What is being asked » In the entries below, repeat only the lines between those holding "Convert this diagram to TikZ code." and "(0,0) rectangle (2330,1082);", inclusive. Leave pictures out.

--- Begin Given records ---

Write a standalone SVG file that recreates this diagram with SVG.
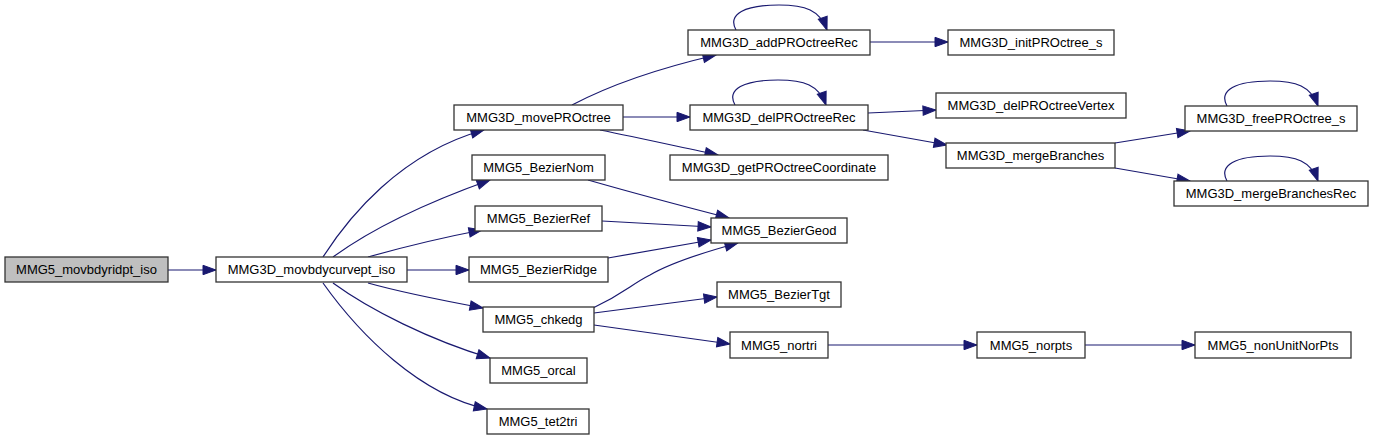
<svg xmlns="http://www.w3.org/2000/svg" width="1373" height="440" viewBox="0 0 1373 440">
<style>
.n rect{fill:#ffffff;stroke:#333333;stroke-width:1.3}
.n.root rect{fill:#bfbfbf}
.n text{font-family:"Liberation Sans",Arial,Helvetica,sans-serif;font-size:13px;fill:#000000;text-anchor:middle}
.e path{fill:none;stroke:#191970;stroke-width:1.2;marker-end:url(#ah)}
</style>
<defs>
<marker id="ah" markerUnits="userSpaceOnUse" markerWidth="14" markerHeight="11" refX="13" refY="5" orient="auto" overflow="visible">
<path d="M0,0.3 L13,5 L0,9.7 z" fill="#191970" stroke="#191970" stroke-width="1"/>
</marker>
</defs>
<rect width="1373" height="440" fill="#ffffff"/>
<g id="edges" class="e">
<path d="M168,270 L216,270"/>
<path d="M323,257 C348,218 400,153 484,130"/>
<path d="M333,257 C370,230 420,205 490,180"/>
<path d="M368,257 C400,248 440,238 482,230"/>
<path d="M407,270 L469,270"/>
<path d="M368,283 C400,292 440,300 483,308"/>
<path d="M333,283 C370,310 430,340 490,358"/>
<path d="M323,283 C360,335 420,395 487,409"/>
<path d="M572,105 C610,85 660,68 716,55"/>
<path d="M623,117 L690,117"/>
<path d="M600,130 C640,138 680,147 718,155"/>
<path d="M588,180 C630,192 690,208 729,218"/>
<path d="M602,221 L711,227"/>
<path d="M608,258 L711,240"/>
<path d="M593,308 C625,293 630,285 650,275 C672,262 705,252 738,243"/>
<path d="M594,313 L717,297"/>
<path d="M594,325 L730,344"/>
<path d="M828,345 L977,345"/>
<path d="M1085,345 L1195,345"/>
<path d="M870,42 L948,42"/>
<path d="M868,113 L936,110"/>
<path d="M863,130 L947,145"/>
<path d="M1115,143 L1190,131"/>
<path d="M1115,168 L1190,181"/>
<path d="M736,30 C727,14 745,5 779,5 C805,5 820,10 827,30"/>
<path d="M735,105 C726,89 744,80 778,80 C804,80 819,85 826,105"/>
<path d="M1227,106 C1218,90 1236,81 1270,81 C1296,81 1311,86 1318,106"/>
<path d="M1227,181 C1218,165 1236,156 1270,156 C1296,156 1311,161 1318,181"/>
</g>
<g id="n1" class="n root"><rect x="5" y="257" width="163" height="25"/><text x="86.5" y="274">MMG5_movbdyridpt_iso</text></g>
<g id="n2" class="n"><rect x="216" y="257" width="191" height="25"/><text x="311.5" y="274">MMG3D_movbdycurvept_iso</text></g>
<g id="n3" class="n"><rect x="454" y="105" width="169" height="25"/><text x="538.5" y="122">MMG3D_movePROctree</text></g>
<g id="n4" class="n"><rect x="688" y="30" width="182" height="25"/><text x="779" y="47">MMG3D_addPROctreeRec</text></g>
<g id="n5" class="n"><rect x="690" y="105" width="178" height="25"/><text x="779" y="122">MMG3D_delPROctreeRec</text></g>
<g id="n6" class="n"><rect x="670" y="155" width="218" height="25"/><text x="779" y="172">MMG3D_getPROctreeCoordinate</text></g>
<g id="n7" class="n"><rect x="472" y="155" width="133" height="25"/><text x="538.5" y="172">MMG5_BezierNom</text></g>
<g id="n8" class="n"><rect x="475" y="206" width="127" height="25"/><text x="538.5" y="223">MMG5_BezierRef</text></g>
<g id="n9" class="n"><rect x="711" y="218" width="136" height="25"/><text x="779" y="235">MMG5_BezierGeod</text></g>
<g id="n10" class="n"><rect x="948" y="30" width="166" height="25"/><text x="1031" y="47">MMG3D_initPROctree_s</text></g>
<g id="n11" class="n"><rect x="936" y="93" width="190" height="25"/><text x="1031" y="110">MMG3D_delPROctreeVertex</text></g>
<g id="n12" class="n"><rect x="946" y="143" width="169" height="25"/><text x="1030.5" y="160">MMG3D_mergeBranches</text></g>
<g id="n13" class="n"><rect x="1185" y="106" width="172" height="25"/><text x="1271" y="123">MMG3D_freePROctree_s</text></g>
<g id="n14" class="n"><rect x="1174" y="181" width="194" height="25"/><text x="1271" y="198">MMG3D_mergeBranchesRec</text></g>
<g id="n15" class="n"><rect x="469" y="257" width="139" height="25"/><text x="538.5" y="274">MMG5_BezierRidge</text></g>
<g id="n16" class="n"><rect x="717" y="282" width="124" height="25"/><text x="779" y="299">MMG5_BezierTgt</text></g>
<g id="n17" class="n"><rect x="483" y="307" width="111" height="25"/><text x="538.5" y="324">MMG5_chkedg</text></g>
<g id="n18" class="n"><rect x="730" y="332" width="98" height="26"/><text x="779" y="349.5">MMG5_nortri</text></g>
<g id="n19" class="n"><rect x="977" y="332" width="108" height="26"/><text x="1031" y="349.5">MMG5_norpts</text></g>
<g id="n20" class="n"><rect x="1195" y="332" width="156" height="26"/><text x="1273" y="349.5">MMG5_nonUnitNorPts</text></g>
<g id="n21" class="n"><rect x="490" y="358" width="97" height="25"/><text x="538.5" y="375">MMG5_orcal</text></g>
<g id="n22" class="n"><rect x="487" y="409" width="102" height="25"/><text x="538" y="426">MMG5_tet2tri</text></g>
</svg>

--- End Given records ---
--- Begin Given records ---

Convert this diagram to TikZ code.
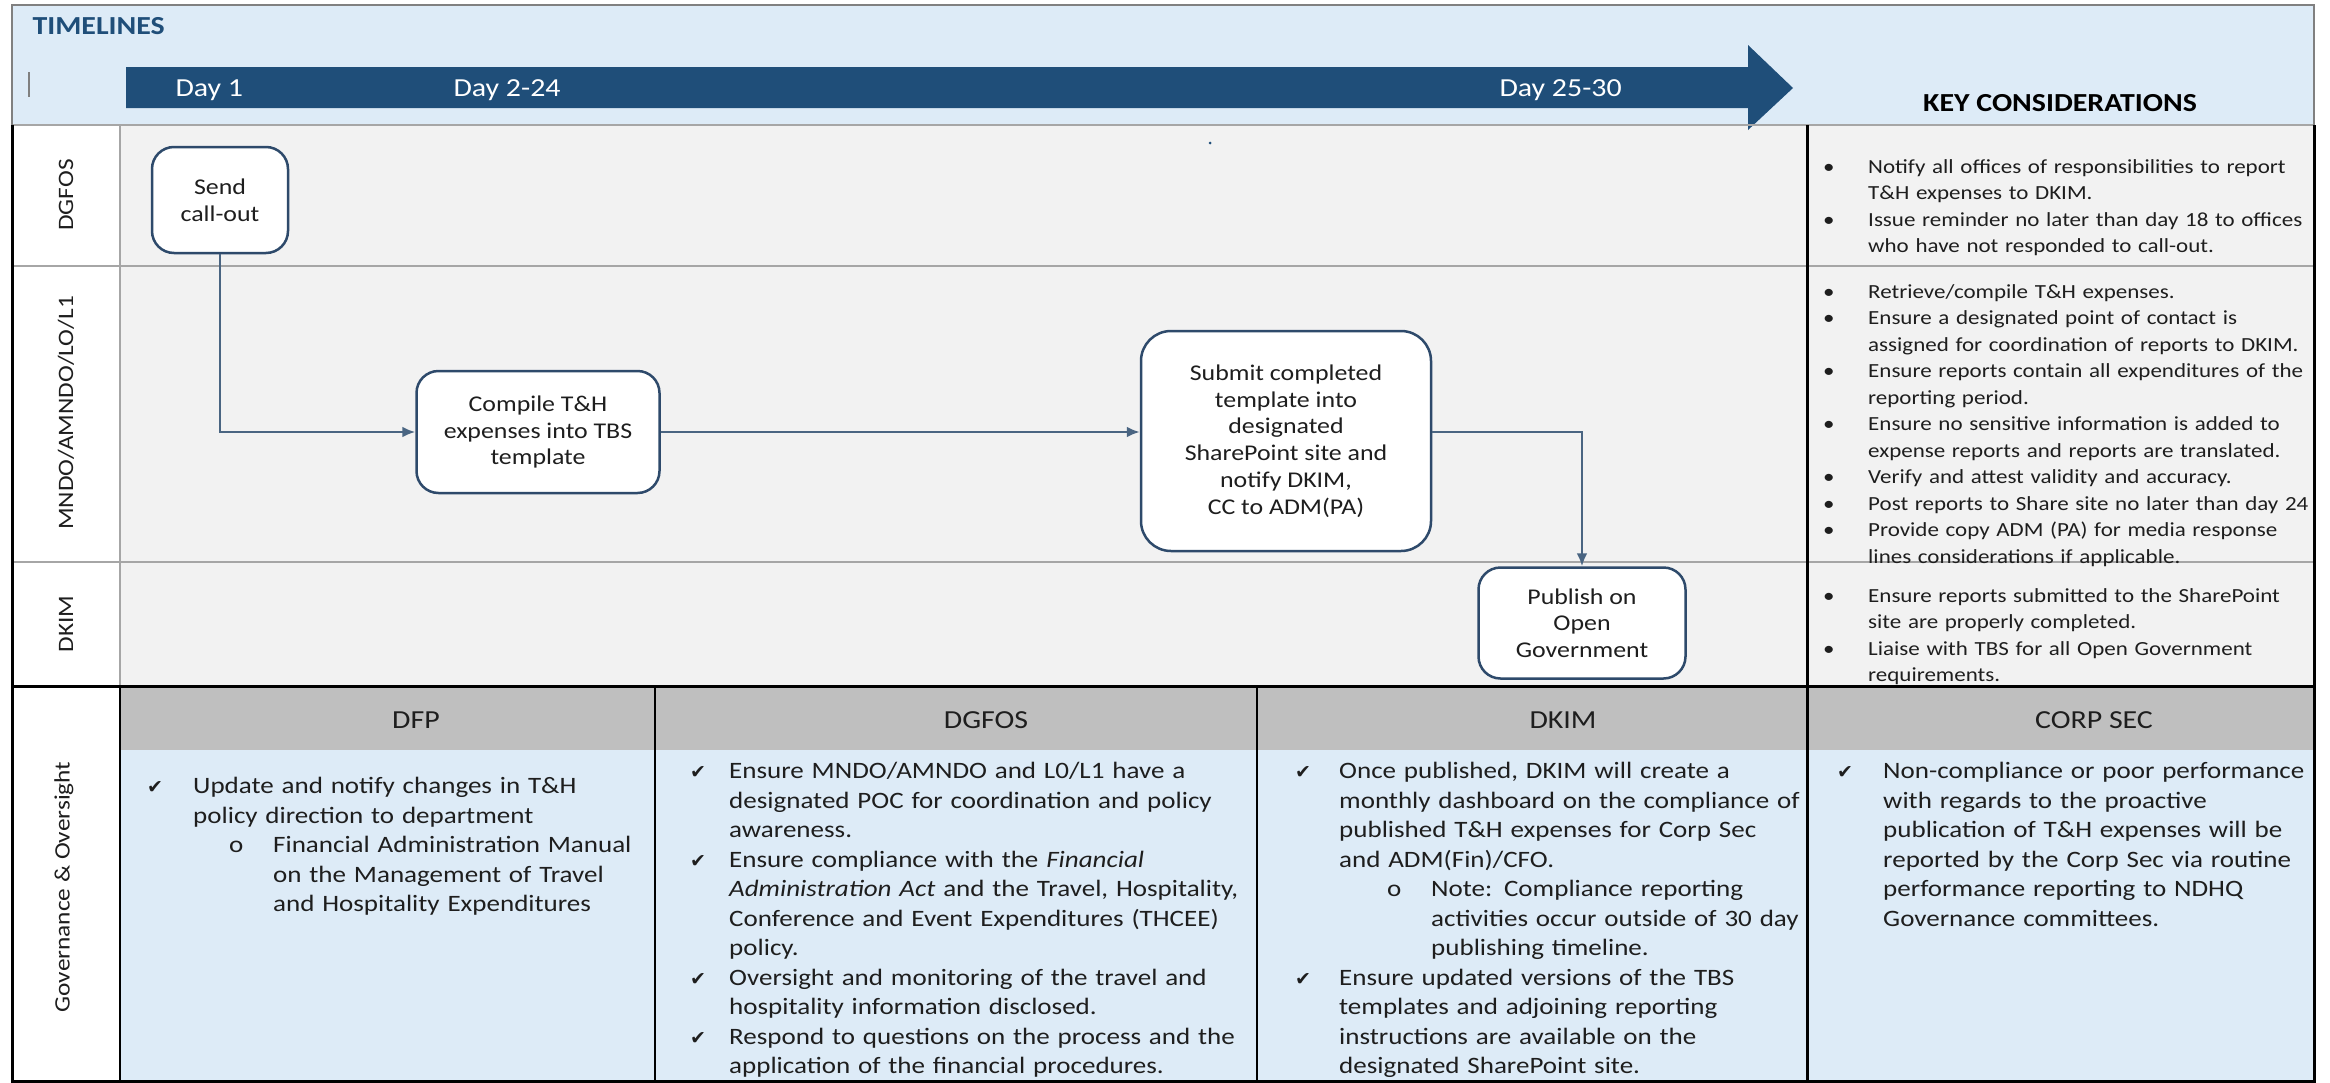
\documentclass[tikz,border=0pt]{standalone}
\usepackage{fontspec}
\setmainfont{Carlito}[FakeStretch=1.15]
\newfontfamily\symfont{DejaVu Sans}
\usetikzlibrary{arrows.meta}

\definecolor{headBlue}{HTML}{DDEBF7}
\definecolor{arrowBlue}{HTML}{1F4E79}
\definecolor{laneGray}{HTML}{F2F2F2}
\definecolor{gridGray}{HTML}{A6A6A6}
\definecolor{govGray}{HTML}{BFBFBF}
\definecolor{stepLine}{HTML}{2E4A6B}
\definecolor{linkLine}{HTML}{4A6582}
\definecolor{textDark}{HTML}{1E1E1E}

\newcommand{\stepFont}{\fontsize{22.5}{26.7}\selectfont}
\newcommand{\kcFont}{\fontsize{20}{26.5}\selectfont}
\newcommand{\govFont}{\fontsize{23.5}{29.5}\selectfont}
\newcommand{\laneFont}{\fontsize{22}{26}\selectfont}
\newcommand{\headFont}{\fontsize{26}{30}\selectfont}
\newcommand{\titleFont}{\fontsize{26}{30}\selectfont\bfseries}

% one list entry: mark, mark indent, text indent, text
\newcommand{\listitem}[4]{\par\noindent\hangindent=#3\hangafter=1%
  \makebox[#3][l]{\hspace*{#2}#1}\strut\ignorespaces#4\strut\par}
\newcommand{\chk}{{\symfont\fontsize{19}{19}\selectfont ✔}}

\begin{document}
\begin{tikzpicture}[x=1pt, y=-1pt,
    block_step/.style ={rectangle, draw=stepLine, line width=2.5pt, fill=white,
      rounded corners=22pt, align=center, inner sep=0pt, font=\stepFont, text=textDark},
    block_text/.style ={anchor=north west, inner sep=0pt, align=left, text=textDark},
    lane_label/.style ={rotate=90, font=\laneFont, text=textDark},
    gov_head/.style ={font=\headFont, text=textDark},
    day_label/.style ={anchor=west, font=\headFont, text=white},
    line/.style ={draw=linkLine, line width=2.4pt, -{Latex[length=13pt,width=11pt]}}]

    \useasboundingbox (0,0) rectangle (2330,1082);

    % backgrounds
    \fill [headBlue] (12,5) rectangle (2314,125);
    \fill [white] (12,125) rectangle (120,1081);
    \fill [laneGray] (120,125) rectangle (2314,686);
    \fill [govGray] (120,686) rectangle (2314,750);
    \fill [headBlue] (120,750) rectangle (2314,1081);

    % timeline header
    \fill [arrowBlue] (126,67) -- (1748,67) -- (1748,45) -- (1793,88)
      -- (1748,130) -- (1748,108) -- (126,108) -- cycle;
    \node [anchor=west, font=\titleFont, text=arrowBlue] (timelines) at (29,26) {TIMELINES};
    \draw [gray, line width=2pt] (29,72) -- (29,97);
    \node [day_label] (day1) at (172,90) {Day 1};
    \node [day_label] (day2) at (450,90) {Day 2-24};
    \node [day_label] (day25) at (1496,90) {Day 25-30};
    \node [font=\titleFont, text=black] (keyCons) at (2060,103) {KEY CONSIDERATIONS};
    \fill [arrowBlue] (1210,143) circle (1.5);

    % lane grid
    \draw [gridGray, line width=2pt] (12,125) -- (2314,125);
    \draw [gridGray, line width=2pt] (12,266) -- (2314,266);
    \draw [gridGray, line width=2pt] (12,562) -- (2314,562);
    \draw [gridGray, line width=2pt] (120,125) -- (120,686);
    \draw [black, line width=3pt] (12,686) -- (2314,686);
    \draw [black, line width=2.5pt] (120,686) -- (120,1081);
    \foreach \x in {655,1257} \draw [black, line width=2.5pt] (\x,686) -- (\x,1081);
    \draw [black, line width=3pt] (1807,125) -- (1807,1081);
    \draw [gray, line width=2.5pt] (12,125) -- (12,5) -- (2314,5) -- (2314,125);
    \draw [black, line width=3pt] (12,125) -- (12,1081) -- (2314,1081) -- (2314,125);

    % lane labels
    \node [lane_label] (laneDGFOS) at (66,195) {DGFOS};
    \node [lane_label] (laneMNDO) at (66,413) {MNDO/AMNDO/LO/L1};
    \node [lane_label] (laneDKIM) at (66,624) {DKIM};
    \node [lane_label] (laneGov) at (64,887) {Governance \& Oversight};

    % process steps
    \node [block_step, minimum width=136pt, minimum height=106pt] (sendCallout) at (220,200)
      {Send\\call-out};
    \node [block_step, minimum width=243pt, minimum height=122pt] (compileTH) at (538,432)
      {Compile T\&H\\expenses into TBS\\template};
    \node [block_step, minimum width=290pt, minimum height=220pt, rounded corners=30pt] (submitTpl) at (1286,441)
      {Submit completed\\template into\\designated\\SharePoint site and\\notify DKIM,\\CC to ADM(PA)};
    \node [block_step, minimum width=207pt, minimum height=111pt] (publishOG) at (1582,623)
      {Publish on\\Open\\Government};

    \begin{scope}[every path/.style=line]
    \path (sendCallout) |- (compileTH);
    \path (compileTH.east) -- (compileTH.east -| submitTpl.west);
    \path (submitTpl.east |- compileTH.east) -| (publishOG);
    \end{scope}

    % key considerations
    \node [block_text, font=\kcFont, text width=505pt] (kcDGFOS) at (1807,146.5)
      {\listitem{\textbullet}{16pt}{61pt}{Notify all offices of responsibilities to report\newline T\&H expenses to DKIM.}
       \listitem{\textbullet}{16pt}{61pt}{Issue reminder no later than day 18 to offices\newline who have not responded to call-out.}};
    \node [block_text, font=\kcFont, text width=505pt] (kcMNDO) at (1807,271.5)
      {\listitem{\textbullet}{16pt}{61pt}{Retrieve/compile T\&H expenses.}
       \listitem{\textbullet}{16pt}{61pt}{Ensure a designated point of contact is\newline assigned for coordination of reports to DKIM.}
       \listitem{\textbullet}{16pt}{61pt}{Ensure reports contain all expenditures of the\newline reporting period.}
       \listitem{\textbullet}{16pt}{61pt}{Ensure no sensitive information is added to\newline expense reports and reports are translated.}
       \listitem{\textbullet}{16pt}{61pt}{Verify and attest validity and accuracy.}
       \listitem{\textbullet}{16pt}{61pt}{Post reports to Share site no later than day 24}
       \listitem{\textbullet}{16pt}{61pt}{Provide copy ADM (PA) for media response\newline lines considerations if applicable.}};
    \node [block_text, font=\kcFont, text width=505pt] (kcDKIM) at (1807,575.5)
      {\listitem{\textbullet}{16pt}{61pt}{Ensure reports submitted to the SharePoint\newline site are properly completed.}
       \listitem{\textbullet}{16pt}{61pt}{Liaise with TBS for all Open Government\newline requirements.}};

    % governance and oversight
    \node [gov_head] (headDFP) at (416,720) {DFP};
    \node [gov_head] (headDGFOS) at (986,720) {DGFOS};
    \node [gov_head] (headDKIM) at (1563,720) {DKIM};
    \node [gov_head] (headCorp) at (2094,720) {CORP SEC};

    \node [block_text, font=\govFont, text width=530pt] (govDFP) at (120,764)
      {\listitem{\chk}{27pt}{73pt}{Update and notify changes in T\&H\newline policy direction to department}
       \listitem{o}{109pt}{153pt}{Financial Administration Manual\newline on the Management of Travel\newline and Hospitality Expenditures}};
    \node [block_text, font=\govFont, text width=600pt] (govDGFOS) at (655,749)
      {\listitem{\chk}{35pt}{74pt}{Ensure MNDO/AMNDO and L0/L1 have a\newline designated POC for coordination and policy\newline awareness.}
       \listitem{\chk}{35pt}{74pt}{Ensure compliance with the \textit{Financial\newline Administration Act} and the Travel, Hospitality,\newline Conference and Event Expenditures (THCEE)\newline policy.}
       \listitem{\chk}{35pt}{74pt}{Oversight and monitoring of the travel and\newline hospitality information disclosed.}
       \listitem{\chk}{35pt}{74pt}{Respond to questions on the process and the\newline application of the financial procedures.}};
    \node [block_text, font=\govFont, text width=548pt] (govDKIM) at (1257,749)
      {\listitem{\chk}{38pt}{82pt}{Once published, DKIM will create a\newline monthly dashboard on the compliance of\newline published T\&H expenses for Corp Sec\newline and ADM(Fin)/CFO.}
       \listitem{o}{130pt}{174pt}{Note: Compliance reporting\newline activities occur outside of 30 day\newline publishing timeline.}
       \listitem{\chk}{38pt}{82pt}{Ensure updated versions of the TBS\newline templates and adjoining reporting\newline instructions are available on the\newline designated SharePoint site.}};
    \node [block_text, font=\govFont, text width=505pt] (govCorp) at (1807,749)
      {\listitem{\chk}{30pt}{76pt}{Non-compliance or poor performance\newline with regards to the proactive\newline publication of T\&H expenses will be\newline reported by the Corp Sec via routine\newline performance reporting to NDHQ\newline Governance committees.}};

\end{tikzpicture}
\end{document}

--- End Given records ---

Expected output »
Convert this diagram to TikZ code.
\documentclass[tikz,border=0pt]{standalone}
\usepackage{fontspec}
\setmainfont{Carlito}[FakeStretch=1.15]
\newfontfamily\symfont{DejaVu Sans}
\usetikzlibrary{arrows.meta}

\definecolor{headBlue}{HTML}{DDEBF7}
\definecolor{arrowBlue}{HTML}{1F4E79}
\definecolor{laneGray}{HTML}{F2F2F2}
\definecolor{gridGray}{HTML}{A6A6A6}
\definecolor{govGray}{HTML}{BFBFBF}
\definecolor{stepLine}{HTML}{2E4A6B}
\definecolor{linkLine}{HTML}{4A6582}
\definecolor{textDark}{HTML}{1E1E1E}

\newcommand{\stepFont}{\fontsize{22.5}{26.7}\selectfont}
\newcommand{\kcFont}{\fontsize{20}{26.5}\selectfont}
\newcommand{\govFont}{\fontsize{23.5}{29.5}\selectfont}
\newcommand{\laneFont}{\fontsize{22}{26}\selectfont}
\newcommand{\headFont}{\fontsize{26}{30}\selectfont}
\newcommand{\titleFont}{\fontsize{26}{30}\selectfont\bfseries}

% one list entry: mark, mark indent, text indent, text
\newcommand{\listitem}[4]{\par\noindent\hangindent=#3\hangafter=1%
  \makebox[#3][l]{\hspace*{#2}#1}\strut\ignorespaces#4\strut\par}
\newcommand{\chk}{{\symfont\fontsize{19}{19}\selectfont ✔}}

\begin{document}
\begin{tikzpicture}[x=1pt, y=-1pt,
    block_step/.style ={rectangle, draw=stepLine, line width=2.5pt, fill=white,
      rounded corners=22pt, align=center, inner sep=0pt, font=\stepFont, text=textDark},
    block_text/.style ={anchor=north west, inner sep=0pt, align=left, text=textDark},
    lane_label/.style ={rotate=90, font=\laneFont, text=textDark},
    gov_head/.style ={font=\headFont, text=textDark},
    day_label/.style ={anchor=west, font=\headFont, text=white},
    line/.style ={draw=linkLine, line width=2.4pt, -{Latex[length=13pt,width=11pt]}}]

    \useasboundingbox (0,0) rectangle (2330,1082);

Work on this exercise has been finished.